L’Eglise et l’armée s’accusent

Dans la déclaration, les prêtres du diocèse de Bunia dénoncent aussi ce qu’ils qualifient des « diffamations et menaces verbales » proférées contre l’Eglise par les autorités militaires qui dirigent l’Ituri. D’après la déclaration, les autorités accusent l’Eglise « d’héberger » les membres de la milice Convention pour la Révolution Populaire (CRP).

« … Comme nous condamnons aussi l'existence des autres groupes armés -et à cause de laquelle des personnes civiles sont attaquées, et quelques structures de l'Eglise Catholique sont détruites méchamment par certains éléments de la milice URDPC/CODECO sous le regard complice des FARDC, nous ne pouvons pas nous taire. Il est clair que l'Eglise catholique, à cause de sa mission prophétique, est devenue une cible, parmi tant d'autres, des attaques orchestrées par l'Etat de siège, responsable de tout cе drame, lequel état de siège opère en complicité criminelle avec la CODECO ».

L’Eglise accuse nommément le lieutenant Jules Ngongo, porte-parole de l’armée en Ituri « à cause de ses propos irrespectueux à l'égard de l'Evêque de Bunia, de ses discours de haine et de division et de son rôle de catalyseur dans le conflit en Ituri ».

Dans leur déclaration, les prêtres de Bunia demandent au gouvernement « de travailler réellement pour l'unité de tous les Ituriens plutôt que de les diviser pour bien régner et exploiter les ressources naturelles de l'Ituri ; de lever immédiatement l'état de siège qui ne fait qu'aggraver le mal en Ituri ».

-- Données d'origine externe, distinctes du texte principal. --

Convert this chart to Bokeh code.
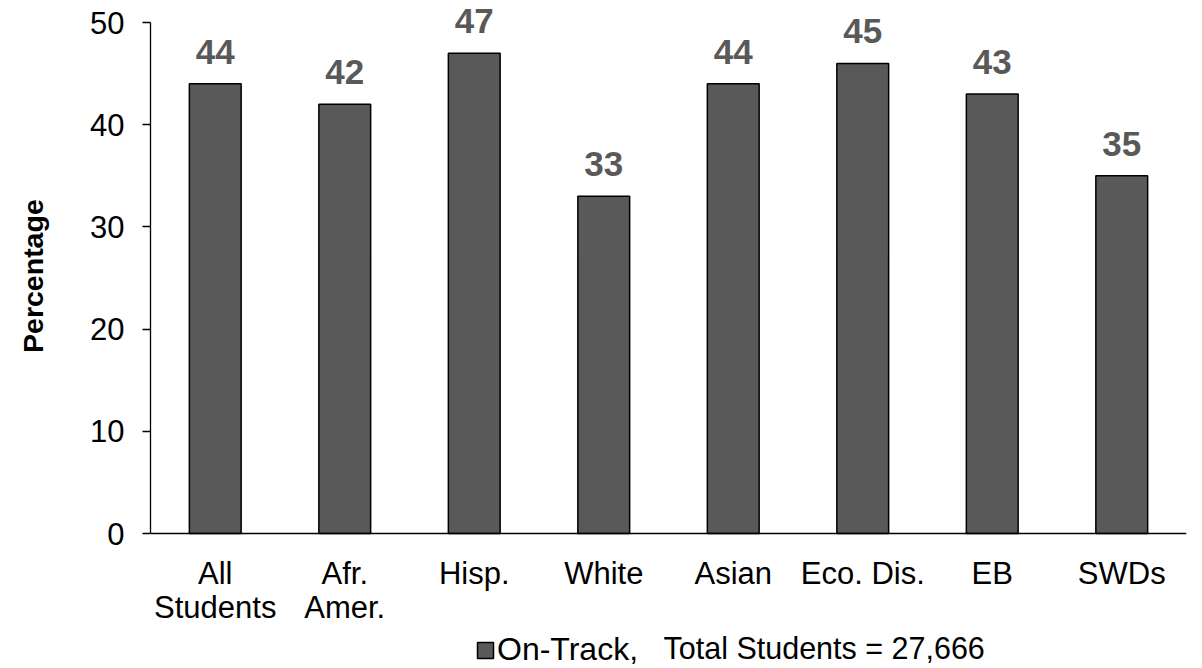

L’état de siège instauré depuis quatre ans dans la province de l’Ituri pour mettre fin aux violences armées « a visiblement et gravement échoué à imposer la paix qui était sa mission première et primordiale sous peine d'être accusé de complice ».

« Plusieurs massacres de civils et destructions de leurs biens ont été commis des personnes enterrées vivantes, des massacres dans des sites de déplacés et dans des villages, des kidnappings, des assassinats en pleine ville de Bunia, des villages et centres de négoces détruits et disparus, des paroisses vandalisées, des destructions et pillages des structures sanitaires et scolaires, l'insécurité sur les différents axes routiers, etc », explique l’Eglise.

L’armée et les autorités de l’Ituri sollicitées n’ont pas encore réagi à ces accusations accablantes de l’Eglise catholique locale.